Gated Linear Unit (GLU)

A Gated Linear Unit (GLU) is a neural network activation function that combines both linear and gating mechanisms to control the flow of information through the network.

References

chat
- A Gated Linear Unit (GLU) is a type of neural network activation function that combines both linear and gating mechanisms to control the flow of information through the network. GLUs are particularly useful in deep learning models that involve sequential data, such as recurrent neural networks (RNNs) and convolutional neural networks (CNNs). They were introduced in the paper "Language Modeling with Gated Convolutional Networks" by Yann Dauphin, Angela Fan, Michael Auli, and David Grangier in 2017.
  GLUs are composed of two parts: a linear transformation and a gating mechanism. The linear transformation can be any linear operation (e.g., convolution, matrix multiplication) applied to the input. The gating mechanism is a sigmoid function applied to another linear input transformation. The output of the GLU is the element-wise product of the linear transformation and the gating mechanism.
  GLUs are known for their ability to adaptively select the information passed through the network, which helps with gradient flow and learning long-range dependencies. This is particularly beneficial in tasks involving natural language processing and sequential data.

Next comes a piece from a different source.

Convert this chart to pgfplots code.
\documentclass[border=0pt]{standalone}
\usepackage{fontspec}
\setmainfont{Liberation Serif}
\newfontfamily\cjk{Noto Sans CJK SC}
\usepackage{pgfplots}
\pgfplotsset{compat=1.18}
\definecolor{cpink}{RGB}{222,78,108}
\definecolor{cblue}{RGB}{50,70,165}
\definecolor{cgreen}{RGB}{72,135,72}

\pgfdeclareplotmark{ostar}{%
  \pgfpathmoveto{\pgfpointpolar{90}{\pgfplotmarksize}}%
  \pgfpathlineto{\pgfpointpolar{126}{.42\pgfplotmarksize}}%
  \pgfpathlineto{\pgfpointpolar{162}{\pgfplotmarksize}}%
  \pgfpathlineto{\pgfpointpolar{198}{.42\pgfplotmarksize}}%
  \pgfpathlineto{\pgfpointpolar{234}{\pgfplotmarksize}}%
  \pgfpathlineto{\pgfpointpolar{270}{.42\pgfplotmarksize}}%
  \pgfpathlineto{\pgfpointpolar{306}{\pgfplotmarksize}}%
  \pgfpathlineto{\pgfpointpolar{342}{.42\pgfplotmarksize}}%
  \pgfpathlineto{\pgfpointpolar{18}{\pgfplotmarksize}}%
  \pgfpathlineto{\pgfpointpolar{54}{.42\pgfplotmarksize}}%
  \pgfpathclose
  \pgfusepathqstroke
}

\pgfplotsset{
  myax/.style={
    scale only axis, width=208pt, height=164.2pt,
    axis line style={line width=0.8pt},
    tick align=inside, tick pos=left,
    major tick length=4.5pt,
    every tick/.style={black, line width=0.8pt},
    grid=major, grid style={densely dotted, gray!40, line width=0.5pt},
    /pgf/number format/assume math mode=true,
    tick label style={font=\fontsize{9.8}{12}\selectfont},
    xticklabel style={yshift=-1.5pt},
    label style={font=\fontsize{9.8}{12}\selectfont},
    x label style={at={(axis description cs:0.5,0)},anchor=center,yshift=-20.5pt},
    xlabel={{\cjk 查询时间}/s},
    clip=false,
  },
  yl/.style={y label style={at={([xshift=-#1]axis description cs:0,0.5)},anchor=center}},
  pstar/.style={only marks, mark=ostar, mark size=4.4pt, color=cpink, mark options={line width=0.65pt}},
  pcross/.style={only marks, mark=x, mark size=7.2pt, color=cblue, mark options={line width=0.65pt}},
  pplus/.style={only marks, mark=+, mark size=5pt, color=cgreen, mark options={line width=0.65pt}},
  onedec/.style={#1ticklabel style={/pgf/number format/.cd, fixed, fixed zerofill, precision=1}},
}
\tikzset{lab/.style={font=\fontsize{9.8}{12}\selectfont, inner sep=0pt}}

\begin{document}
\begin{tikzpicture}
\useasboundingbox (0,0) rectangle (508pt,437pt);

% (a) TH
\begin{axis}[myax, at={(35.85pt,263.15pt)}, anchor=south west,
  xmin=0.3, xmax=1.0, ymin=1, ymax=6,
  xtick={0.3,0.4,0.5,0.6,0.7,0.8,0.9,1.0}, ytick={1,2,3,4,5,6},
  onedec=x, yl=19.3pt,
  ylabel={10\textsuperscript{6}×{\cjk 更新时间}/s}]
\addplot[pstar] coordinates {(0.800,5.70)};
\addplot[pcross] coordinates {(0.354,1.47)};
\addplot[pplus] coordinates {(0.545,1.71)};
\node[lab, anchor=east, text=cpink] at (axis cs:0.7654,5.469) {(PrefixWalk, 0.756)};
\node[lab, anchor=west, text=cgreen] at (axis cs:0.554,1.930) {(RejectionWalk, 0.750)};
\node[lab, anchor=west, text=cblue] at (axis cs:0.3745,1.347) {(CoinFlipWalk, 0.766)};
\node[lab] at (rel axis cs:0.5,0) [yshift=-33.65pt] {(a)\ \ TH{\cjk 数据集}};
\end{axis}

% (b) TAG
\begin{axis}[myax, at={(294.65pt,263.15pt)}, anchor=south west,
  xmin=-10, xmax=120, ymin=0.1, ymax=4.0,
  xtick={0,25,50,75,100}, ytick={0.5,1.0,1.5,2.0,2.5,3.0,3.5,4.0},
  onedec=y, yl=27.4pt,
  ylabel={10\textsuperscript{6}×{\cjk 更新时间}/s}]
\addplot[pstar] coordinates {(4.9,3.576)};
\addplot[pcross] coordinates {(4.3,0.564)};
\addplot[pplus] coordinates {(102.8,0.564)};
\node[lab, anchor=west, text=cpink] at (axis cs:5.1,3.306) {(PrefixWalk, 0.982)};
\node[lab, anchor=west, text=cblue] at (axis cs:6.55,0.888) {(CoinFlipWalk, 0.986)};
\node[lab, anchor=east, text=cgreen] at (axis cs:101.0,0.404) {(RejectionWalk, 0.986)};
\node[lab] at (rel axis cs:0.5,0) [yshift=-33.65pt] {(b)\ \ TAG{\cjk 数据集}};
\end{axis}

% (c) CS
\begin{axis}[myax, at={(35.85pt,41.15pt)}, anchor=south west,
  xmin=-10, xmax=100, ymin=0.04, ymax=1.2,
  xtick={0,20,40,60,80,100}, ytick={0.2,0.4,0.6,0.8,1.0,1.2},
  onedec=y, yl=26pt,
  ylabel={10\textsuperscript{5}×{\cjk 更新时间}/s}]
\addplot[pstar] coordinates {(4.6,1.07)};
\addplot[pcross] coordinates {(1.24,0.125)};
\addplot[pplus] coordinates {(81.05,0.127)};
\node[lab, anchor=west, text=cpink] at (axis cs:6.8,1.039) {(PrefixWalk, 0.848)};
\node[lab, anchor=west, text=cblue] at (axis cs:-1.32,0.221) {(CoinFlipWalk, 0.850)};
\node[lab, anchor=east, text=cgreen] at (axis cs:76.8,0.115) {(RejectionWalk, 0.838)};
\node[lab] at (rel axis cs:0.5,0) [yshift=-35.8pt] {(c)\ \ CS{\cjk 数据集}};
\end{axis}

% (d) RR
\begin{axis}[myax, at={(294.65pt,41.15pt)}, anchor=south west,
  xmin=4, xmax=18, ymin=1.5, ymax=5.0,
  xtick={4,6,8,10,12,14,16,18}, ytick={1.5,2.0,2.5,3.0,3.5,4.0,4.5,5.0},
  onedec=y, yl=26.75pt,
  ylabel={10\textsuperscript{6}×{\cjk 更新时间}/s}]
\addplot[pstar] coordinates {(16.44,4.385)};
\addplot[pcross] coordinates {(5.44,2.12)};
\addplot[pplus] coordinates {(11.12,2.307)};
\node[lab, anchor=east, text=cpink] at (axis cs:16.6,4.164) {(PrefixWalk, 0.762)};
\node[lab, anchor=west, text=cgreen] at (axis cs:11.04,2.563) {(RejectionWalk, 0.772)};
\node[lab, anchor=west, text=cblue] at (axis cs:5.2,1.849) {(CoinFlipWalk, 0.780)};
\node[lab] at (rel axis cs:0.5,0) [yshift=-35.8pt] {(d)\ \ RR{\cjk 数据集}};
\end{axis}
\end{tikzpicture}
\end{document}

(Shazeer, 2020) ⇒ Noam Shazeer. (2020). “Glu Variants Improve Transformer.” arXiv preprint arXiv:2002.05202
- QUOTE: Gated Linear Units (arXiv:1612.08083) consist of the component-wise product of two linear projections, one of which is first passed through a sigmoid function. Variations on GLU are possible, using different nonlinear (or even linear) functions in place of sigmoid. We test these variants in the feed-forward sublayers of the Transformer (arXiv:1706.03762) sequence-to-sequence model, and find that some of them yield quality improvements over the typically-used ReLU or GELU activations. ...
  ... We have extended the GLU family of layers and proposed their use in Transformer. In a transfer-learning setup, the new variants seem to produce better perplexities for the de-noising objective used in pre-training, as well as better results on many downstream language-understanding tasks. These architectures are simple to implement, and have no apparent computational drawbacks. We offer no explanation as to why these architectures seem to work; we attribute their success, as all else, to divine benevolence.